La tendance est à la généralisation du devoir de vigilance au niveau international. L’Union européenne travaille actuellement sur une directive sur le devoir de vigilance qui s’appliquerait à l’ensemble des États membres. Cette directive pourrait aller encore plus loin que la loi française en élargissant le champ des entreprises concernées et en renforçant les mécanismes de contrôle.

Au niveau mondial, les Nations Unies ont adopté en 2011 les Principes directeurs relatifs aux entreprises et aux droits de l’homme. Bien que non contraignants, ces principes ont posé les bases d’une responsabilité accrue des entreprises en matière de droits humains.

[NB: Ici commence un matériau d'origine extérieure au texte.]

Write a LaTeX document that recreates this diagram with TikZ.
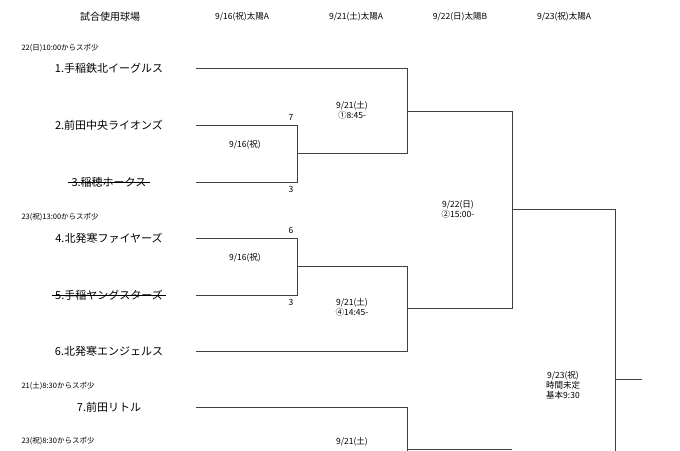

De plus en plus de pays adoptent des législations similaires. L’Allemagne a par exemple voté en 2021 une loi sur le devoir de vigilance des entreprises dans les chaînes d’approvisionnement, qui entrera en vigueur en 2023.

L’impact positif du devoir de vigilance

Malgré les défis qu’il pose, le devoir de vigilance a des impacts positifs indéniables. Il contribue à améliorer les conditions de travail dans les pays en développement, en poussant les entreprises à exiger de leurs fournisseurs le respect de standards élevés.

Sur le plan environnemental, le devoir de vigilance encourage les entreprises à réduire leur empreinte écologique tout au long de leur chaîne de valeur. Cela se traduit par des initiatives en faveur de la réduction des émissions de CO2, de la préservation de la biodiversité ou encore de l’économie circulaire.

Enfin, le devoir de vigilance favorise l’émergence de nouveaux modèles économiques plus durables. Des entreprises innovantes proposent des solutions pour aider les multinationales à respecter leurs obligations, créant ainsi de la valeur tout en contribuant à un monde plus juste et plus durable.

Le devoir de vigilance représente un tournant majeur dans la responsabilisation des entreprises multinationales. Bien que son application pose encore de nombreux défis, il apparaît comme un outil indispensable pour construire une économie mondiale plus éthique et respectueuse des droits humains et de l’environnement. Les entreprises qui sauront l’intégrer pleinement à leur stratégie en feront un véritable avantage compétitif dans un monde où les consommateurs et les investisseurs sont de plus en plus exigeants sur ces questions.